CPU configuration: dual Intel Xeon E5-2640 v4 (abbreviated as Broadwell, for KOKKOS)

compiler used: gcc version 4.8.5 (Red Hat 4.8.5-39)

Following is the list of compilation command, run command and performance output from log files for each CPU acceleration package:
(multi-threading not used anywhere)

OPT package: cmake -D LAMMPS_MACHINE=mpi -D PKG_OPT=yes -D PKG_MANYBODY=on -D PKG_MOLECULE=on -D PKG_KSPACE=on …/cmake
mpirun -np 10 lmp_mpi -sf opt -in md.inp
Performance: 57.667 hours/ns

md.inp (1.08 KB)

akohlmey · November 4, 2019, 10:15am

I disagree with your assessment.

You are getting up to a 3x performance boost by CPU optimization alone. That is exceptionally good. How much more of a performance boost did you expect???
This is not like you are offloading calculations to additional components like GPUs (and even then you might run into issues since your system is rather small for that use case). The only way to get a significant larger speedup from code optimization alone would be if the default implementation would be poor.

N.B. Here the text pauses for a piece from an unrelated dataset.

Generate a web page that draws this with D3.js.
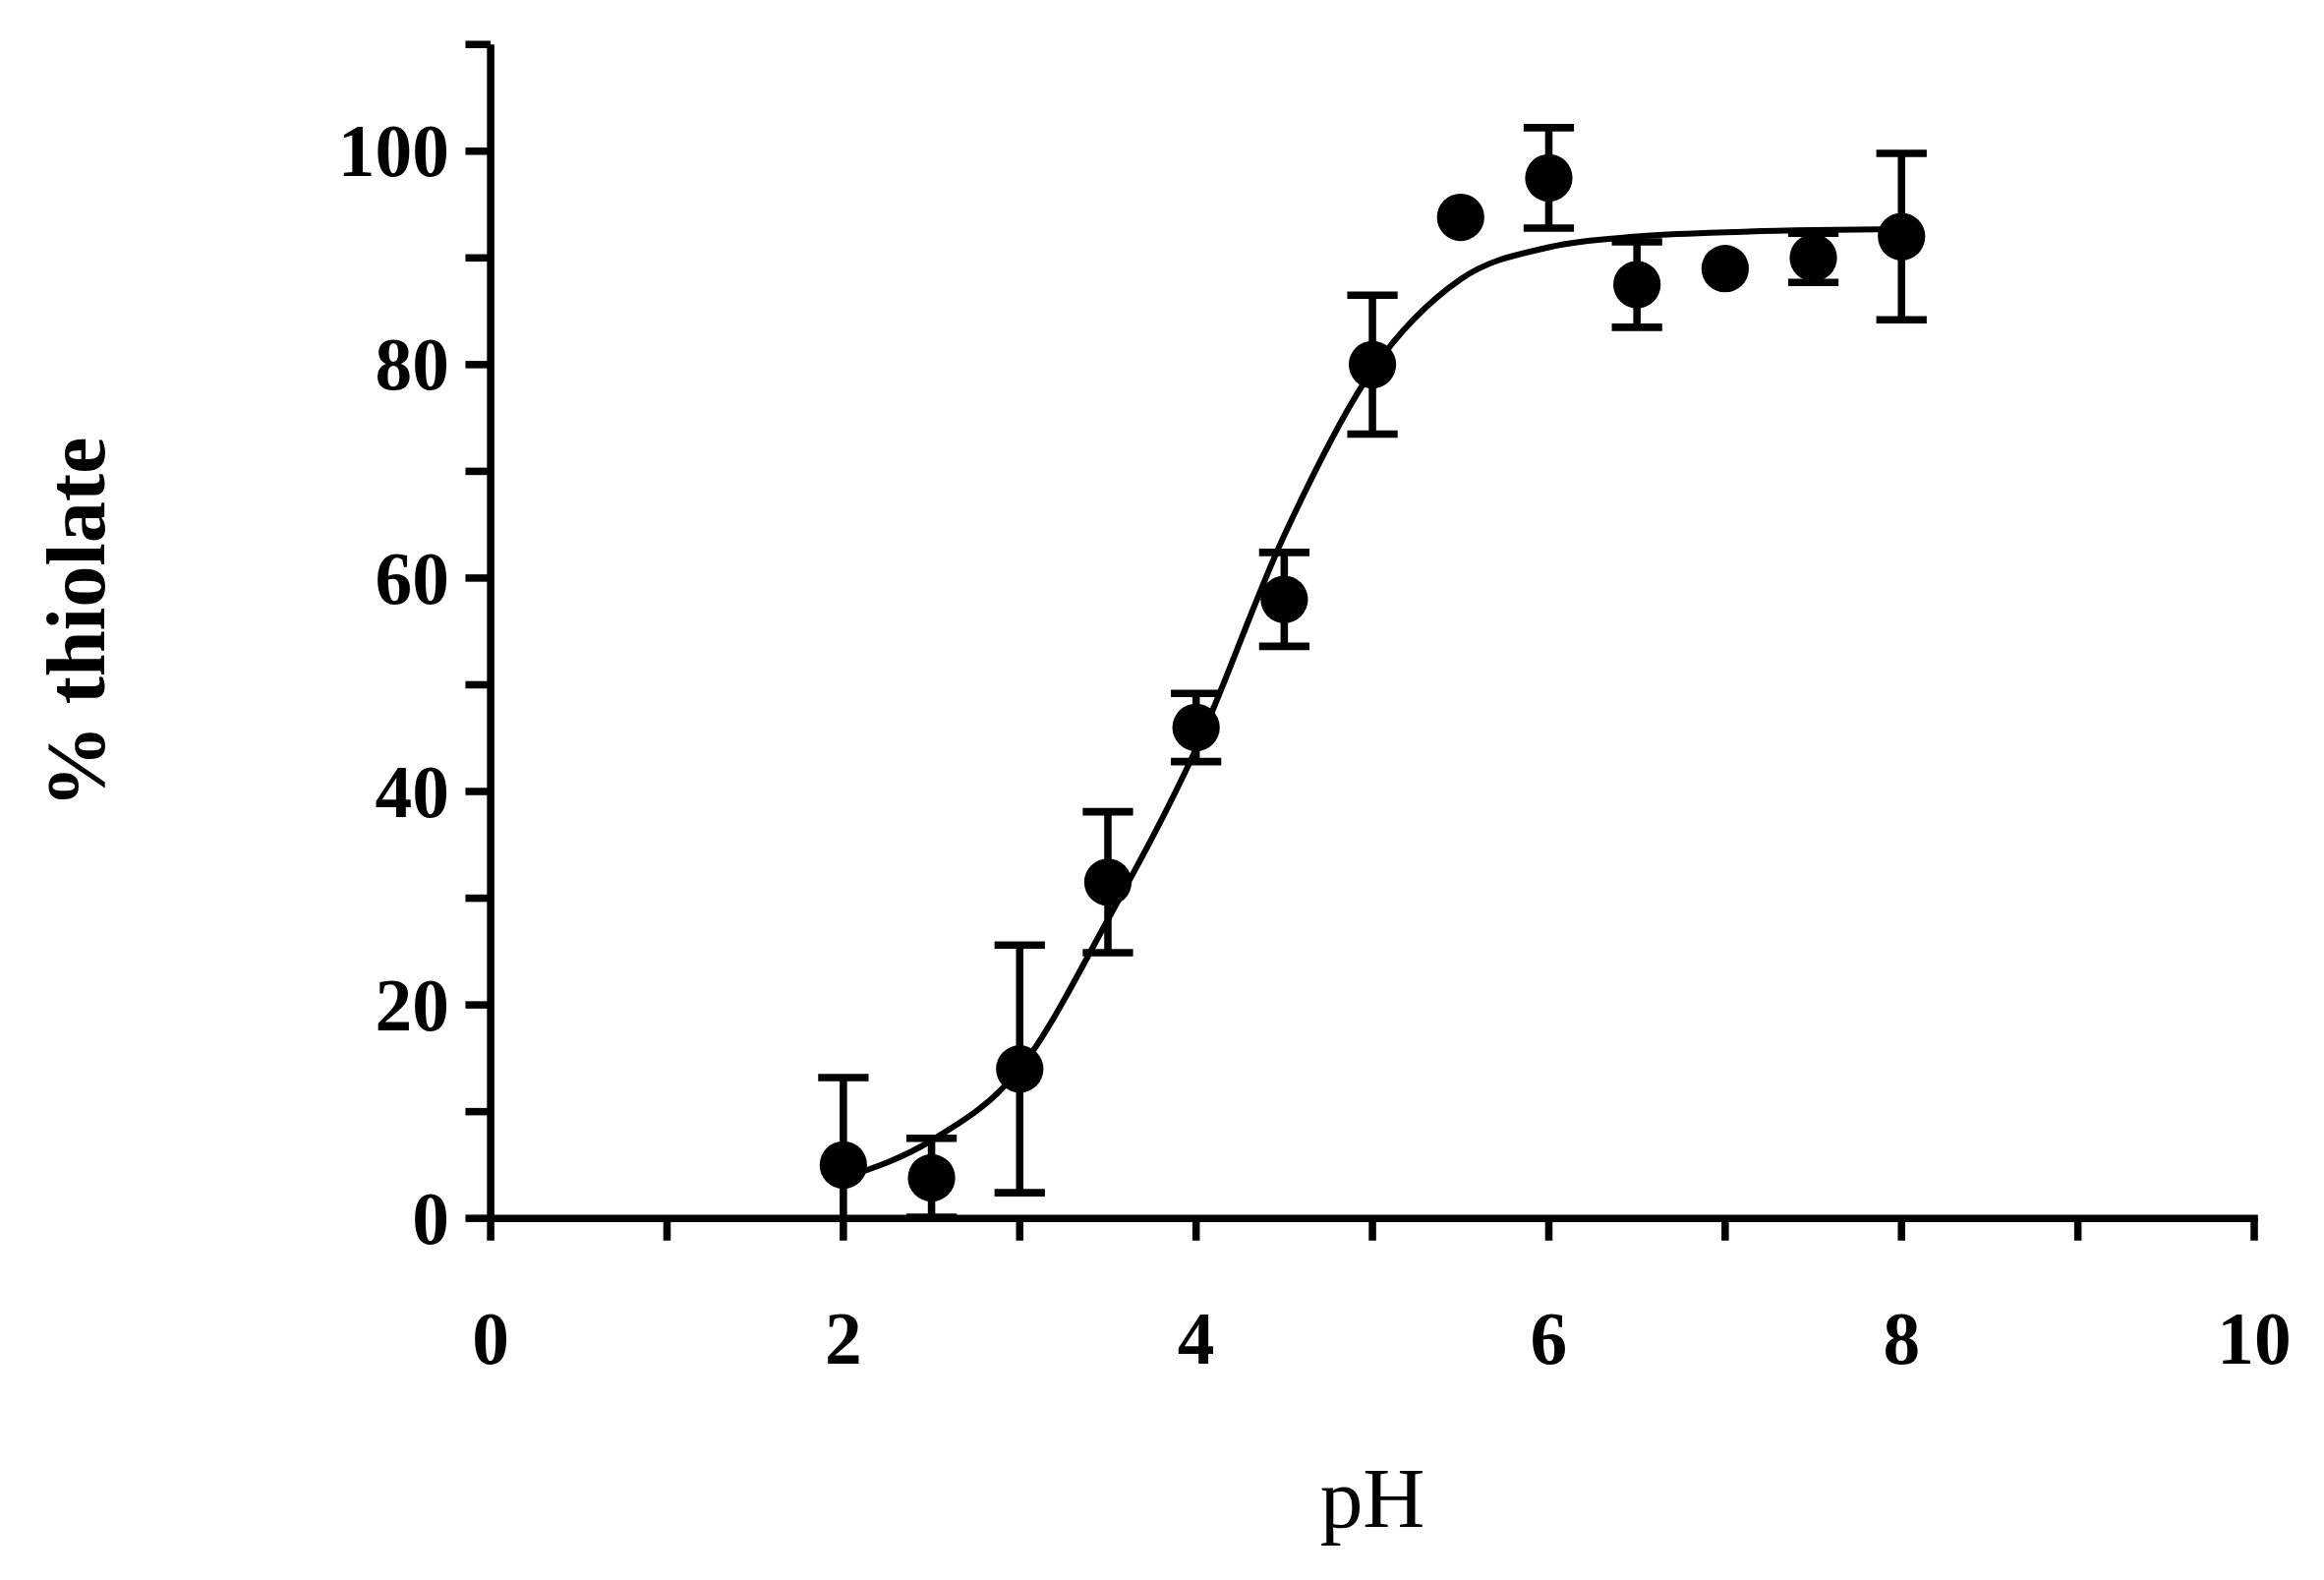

Please note, that your system is rather small for a classical MD code to parallelize across many MPI ranks and that you may have other issues with it due to its system geometry and particle distribution, that we cannot tell, since you only provide the input script, but not a representative data file or the performance summary of the log files. Please also note, that CPU utilization is not a measure of performance. In fact, CPU utilization will be higher with non-optimized code.

Please also note, that a machine with the configuration you describe would have 20 CPU cores in total, so with using 10 MPI ranks for the parallel runs and no multi-threading, you should have 10 idle CPU cores.

Axel.

_Diaz_Adrian · November 4, 2019, 2:17pm

is your model evenly distributed in space? if your simulation box contains pockets with large amounts of empty space you might see some MPI tasks get no usage.